Driver jailed after accident left Warwickshire teacher paralysed
A DRIVER who went straight on at a bend, hitting a woman walking her dog and leaving her paralysed from the chest down was jailed for ten months.
Sheila Vale was thrown onto the bonnet of Mark Davies’s car and into a hedge before landing on the road near her home in Sambourne.
The brain and spinal injuries she suffered left her in a wheelchair, unable to get upstairs even to shower, a court was told.
Davies, 56, of Ballard Way, Inkberrow, pleaded guilty at Warwick Crown Court to causing serious injury by dangerous driving and, as well as the prison sentence, was disqualified from driving for two years and five months.
Prosecutor Simon Hunka said that at 7.25am on 25th October, 2019 Mrs Vale, then a 49-year-old maths teacher, was taking her dog for a walk along Jill Lane, Sambourne.
She was wearing a high-vis jacket, had a torch attached to her, and the dog had a flashing collar to make them visible.
Davies was heading along Jill Lane, a 50mph road, in his Ford Ecosport SUV on his way to Studley swimming pool.
Mr Hunka said that Davies had suffered from Parkinson’s since he was 30, and was allowed to keep his licence after informing the DVLA in 1999, but was subject to a renewal procedure every three years.
He was doing an estimated 47mph on a straight stretch of road as he approached a gradual left-hand bend.

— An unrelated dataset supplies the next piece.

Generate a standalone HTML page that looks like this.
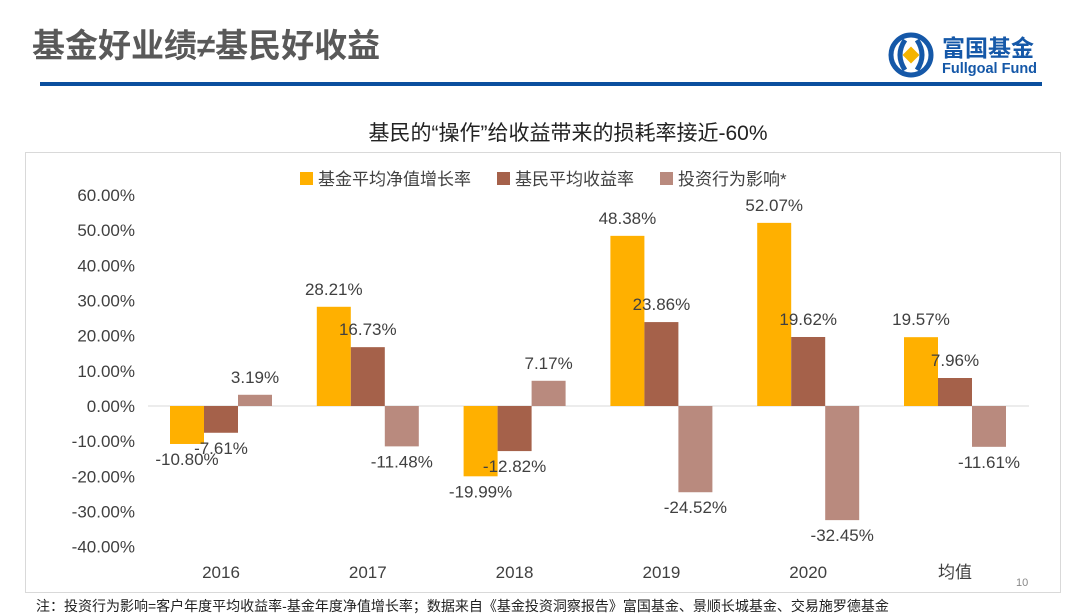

The court was told Davies appeared not to have seen Mrs Vale or the slight bend because, with his cruise control set, he went straight on without slowing.
Davies stopped and tried to help the injured woman before the police and an ambulance arrived.
As a result of the impact, Mrs Vale suffered a traumatic brain injury and damage to her spine, and is now paralysed from the chest down, unable to move her legs.
Mrs Vale told the court: “This walk was one I have done with my grandson strapped to the front of me, a thought I don’t wish to reflect on now, given what happened to me that morning.”
She said she struggled to survive in the six weeks after the incident, and “had to learn to eat again, to chew and swallow without choking,” and felt anger that, as a maths teacher, she found she could not count.
“Teaching was my vocation, to work with future generations, to make them believe they could aim for the moon, and if they missed, to still be with the stars,” she said. “The brain injury means I would have to give up my lifelong dream to teach and inspire a young generation.”
Tim Pole, defending, said: “Mr Davies knows that his actions caused that tragedy, and he has acknowledged that fact.
“His thoughts, as will everyone’s, remain firmly with Sheila Vale and her family. He has expressed his deep sorrow and remorse, and I publicly reiterate that sentiment.”
Jailing Davies, Judge Anthony Potter told him: “The impact of your driving on Mrs Vale would have been abundantly clear to you when she went through all that has been taken from her.
“I assess you as someone who has expressed genuine remorse, and I have no doubt that were you given the opportunity to change what happened, you would grasp it as tightly as you could.
“But the tragedy is that there is nothing you can do to put right all that that lady has suffered over the last 21 months and is going to suffer in the future.”